--- GOAL ---
Among the records that follow, count the lines with the string "code"; report only that count.

--- RECORDS FOR THE TASK ---
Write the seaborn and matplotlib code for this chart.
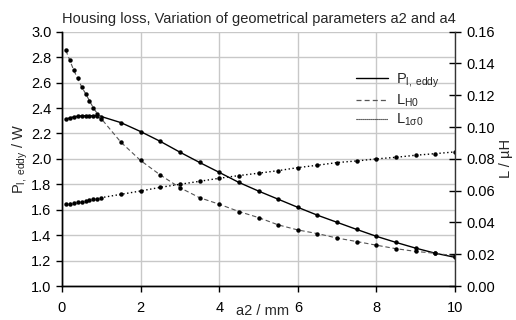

---

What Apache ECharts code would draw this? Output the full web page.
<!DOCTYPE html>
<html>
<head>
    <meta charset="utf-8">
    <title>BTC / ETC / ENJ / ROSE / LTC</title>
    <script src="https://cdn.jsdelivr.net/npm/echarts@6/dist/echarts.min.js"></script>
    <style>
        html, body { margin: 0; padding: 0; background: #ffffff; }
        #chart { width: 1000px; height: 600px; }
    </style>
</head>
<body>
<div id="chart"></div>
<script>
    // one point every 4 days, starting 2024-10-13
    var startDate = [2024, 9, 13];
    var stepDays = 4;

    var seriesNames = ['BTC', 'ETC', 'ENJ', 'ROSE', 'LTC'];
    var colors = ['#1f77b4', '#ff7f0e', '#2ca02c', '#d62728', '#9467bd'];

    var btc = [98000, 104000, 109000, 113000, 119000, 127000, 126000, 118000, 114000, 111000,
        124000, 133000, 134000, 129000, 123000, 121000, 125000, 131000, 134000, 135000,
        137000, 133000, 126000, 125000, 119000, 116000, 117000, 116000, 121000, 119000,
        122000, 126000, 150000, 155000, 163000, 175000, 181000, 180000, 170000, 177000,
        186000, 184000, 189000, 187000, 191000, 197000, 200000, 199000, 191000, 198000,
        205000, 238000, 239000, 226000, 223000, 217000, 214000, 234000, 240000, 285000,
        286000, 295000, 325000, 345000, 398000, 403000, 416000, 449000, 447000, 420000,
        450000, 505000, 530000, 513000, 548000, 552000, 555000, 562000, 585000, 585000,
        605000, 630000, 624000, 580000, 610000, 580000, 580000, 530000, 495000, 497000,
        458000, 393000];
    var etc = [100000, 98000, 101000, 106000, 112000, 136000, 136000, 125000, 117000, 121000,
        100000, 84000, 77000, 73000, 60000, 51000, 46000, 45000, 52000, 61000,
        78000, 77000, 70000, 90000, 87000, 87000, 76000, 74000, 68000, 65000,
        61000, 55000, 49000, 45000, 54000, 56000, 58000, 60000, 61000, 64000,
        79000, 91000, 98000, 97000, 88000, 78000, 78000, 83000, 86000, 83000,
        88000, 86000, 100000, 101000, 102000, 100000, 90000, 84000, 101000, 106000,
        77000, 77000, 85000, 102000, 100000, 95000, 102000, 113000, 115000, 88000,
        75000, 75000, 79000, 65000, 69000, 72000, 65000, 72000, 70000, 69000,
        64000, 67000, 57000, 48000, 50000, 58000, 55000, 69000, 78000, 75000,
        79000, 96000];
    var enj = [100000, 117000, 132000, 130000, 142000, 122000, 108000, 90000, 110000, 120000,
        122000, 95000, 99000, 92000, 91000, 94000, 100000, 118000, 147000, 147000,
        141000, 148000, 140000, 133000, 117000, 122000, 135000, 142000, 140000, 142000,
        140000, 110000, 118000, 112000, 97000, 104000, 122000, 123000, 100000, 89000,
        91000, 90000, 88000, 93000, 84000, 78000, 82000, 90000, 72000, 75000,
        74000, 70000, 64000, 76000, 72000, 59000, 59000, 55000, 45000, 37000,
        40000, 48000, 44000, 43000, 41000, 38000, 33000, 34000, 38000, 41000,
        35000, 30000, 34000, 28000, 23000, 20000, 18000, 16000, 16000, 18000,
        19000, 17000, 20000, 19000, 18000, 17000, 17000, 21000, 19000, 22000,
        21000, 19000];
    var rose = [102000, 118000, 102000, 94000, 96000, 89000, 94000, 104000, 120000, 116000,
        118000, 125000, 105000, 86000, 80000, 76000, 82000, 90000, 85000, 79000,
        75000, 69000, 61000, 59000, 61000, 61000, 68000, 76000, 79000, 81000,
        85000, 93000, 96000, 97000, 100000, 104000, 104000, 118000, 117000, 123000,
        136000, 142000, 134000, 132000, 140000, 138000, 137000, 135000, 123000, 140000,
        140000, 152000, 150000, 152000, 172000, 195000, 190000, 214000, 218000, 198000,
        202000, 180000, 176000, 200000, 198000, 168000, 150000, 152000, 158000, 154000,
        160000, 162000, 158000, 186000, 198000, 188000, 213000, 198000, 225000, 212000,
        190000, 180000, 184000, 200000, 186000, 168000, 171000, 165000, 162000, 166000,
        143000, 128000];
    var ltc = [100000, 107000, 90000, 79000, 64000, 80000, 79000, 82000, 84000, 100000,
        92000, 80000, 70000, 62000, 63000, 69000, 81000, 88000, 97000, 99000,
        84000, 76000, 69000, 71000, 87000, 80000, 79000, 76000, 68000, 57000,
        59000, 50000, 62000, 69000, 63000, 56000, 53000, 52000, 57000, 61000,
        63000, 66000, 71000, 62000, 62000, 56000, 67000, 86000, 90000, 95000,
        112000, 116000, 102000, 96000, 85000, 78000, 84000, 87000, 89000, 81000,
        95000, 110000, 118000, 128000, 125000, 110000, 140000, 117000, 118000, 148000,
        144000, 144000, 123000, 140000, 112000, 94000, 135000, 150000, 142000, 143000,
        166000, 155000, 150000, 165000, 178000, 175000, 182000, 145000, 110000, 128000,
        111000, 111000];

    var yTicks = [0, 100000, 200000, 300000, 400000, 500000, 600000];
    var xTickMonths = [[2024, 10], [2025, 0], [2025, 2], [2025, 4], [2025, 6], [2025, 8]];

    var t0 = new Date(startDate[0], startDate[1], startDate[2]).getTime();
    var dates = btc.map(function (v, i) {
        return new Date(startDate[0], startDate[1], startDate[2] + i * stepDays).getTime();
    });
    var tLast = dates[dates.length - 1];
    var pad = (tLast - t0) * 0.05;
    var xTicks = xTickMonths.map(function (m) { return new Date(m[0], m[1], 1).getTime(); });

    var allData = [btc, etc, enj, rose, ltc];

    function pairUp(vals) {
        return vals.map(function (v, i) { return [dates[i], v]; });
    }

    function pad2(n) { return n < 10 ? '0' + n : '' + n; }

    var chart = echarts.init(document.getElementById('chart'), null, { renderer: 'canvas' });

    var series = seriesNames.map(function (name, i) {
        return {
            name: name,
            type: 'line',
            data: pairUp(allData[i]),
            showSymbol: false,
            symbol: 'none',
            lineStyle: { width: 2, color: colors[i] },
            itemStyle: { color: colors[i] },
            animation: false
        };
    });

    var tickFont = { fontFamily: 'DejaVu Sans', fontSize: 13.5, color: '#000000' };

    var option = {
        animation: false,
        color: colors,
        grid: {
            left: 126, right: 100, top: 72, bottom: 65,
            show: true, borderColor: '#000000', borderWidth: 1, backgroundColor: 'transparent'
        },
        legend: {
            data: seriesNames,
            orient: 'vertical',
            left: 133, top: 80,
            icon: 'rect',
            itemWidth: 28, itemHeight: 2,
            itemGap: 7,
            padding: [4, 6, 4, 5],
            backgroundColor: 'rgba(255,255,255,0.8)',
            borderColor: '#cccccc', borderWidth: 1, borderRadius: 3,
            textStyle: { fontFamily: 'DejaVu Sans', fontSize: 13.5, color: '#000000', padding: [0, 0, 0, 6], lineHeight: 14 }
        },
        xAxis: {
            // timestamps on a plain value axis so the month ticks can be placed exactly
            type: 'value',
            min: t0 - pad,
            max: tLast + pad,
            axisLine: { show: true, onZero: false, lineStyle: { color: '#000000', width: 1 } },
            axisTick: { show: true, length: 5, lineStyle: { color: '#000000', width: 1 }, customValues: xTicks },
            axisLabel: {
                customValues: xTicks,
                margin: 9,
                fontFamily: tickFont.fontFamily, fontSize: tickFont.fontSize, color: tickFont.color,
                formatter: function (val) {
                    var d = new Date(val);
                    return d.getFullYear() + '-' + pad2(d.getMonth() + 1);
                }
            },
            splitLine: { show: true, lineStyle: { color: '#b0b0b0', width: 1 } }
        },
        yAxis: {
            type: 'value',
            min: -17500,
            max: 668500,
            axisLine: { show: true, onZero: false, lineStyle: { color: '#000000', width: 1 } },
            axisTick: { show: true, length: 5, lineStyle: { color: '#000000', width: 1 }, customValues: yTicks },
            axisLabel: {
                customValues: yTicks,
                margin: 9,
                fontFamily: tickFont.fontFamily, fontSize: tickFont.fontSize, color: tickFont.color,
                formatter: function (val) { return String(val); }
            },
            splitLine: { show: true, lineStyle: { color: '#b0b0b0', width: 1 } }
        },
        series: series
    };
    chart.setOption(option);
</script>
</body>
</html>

* * *

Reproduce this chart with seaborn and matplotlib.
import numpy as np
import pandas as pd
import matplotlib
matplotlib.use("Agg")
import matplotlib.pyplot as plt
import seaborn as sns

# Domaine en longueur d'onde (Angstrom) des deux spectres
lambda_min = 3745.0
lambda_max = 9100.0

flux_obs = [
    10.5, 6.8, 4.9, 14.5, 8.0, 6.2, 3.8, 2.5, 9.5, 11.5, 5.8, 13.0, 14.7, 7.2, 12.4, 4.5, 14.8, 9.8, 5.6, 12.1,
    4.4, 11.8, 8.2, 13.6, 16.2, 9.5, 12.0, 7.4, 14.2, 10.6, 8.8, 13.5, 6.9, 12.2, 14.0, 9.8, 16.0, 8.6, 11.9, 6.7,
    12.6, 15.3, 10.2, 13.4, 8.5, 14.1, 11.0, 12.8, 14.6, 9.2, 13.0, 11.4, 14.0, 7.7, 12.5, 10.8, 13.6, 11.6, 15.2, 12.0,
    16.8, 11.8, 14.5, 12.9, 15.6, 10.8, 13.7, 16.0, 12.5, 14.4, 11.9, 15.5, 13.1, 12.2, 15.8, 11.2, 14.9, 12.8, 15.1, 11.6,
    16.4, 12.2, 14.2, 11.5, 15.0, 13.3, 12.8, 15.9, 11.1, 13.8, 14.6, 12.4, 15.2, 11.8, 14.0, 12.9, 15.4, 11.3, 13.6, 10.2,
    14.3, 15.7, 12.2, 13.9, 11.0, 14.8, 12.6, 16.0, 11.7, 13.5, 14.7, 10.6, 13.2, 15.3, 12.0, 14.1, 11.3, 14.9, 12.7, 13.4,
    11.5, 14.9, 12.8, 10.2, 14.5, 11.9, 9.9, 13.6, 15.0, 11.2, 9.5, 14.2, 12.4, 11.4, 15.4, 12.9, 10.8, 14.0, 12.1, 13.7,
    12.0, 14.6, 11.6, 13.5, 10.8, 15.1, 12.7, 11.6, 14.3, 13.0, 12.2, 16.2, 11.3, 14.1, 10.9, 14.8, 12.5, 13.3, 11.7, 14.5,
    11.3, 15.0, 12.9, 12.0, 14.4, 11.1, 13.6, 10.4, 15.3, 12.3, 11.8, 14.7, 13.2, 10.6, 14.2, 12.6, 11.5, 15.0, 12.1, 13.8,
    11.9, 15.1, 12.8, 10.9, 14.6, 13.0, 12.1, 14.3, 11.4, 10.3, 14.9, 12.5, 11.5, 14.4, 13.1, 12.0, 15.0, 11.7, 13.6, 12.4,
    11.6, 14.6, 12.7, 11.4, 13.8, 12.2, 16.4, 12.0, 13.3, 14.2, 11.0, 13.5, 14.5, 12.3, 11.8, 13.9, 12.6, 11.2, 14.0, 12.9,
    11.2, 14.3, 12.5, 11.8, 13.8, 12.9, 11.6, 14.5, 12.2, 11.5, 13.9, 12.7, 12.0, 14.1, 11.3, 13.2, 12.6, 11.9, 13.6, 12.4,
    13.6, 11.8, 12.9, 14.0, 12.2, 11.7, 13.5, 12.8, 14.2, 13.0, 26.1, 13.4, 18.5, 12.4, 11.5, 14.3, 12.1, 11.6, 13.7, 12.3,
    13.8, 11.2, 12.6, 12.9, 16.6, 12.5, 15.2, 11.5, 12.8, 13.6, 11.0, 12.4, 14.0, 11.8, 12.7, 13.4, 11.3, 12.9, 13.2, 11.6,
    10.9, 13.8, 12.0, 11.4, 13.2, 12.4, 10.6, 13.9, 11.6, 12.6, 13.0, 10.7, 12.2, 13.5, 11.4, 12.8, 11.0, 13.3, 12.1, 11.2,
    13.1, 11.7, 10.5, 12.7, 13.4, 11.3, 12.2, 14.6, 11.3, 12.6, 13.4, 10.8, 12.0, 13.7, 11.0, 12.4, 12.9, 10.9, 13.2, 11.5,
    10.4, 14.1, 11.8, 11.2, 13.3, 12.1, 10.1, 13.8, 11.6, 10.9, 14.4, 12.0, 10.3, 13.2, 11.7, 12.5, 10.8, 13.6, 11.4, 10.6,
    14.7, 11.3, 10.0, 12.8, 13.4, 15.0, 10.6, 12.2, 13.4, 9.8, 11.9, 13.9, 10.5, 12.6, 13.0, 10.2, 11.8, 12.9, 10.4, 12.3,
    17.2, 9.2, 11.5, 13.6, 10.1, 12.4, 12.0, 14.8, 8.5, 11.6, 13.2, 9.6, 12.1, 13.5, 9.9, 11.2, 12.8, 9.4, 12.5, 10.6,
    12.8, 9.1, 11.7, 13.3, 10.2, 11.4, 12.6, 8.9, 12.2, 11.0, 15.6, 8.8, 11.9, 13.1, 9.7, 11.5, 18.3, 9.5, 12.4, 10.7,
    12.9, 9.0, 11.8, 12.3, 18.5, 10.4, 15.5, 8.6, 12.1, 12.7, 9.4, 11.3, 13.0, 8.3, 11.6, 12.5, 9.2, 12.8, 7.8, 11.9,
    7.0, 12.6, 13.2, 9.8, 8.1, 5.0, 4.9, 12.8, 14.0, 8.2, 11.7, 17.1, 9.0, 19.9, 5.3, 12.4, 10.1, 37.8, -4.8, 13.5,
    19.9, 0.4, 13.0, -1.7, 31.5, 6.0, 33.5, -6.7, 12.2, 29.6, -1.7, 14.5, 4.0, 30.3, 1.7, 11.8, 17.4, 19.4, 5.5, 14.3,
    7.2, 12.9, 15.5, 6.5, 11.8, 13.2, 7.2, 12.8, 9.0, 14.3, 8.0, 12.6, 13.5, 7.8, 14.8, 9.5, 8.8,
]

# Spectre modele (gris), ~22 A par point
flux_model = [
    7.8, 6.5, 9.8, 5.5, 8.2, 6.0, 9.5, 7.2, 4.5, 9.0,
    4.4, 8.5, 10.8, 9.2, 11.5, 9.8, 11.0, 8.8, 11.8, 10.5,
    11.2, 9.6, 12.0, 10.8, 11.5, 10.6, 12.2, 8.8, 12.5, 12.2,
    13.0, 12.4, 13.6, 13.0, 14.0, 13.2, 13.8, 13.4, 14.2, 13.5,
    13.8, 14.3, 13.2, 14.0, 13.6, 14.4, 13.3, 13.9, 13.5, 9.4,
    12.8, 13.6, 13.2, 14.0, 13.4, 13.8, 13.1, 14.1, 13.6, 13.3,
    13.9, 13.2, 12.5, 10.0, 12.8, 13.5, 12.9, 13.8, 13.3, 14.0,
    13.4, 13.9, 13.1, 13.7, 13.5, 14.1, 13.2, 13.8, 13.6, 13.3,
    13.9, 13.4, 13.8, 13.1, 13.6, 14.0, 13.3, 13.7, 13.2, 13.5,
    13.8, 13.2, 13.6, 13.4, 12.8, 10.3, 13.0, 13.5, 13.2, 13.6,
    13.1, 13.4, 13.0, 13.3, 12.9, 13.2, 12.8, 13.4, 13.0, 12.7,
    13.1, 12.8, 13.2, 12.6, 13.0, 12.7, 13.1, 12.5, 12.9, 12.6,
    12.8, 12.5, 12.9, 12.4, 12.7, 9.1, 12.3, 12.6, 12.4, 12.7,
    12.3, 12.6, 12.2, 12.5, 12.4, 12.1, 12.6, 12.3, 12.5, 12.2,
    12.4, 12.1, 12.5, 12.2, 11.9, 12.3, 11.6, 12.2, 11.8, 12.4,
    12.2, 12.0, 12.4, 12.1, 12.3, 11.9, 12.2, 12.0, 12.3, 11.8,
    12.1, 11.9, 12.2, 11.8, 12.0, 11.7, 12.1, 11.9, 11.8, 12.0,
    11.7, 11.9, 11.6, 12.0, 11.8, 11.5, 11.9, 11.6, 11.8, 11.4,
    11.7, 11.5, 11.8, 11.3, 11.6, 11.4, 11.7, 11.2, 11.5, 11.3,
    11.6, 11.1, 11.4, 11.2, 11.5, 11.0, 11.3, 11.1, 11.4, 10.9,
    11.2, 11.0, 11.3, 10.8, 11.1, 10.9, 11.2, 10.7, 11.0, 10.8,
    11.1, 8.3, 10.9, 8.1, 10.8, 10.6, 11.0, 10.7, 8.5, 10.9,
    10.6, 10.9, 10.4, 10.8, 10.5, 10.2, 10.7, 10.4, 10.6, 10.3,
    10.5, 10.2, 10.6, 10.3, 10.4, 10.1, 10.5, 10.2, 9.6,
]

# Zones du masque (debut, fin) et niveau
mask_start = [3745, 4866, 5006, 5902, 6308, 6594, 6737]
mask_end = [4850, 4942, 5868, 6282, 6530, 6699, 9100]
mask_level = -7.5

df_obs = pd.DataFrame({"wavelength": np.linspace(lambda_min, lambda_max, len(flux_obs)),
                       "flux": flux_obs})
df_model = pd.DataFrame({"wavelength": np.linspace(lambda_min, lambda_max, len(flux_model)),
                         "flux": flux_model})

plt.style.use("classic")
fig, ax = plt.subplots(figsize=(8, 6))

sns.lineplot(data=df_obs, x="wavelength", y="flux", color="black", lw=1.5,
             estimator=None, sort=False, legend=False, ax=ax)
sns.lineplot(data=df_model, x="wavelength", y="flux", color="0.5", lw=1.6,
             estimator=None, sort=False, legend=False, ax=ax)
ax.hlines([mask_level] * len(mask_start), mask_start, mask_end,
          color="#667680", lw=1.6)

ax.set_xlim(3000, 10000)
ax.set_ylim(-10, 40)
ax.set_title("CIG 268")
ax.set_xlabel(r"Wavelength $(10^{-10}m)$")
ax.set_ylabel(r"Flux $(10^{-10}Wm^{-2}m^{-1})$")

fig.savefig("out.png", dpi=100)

--- WRITTEN REPLY ---
2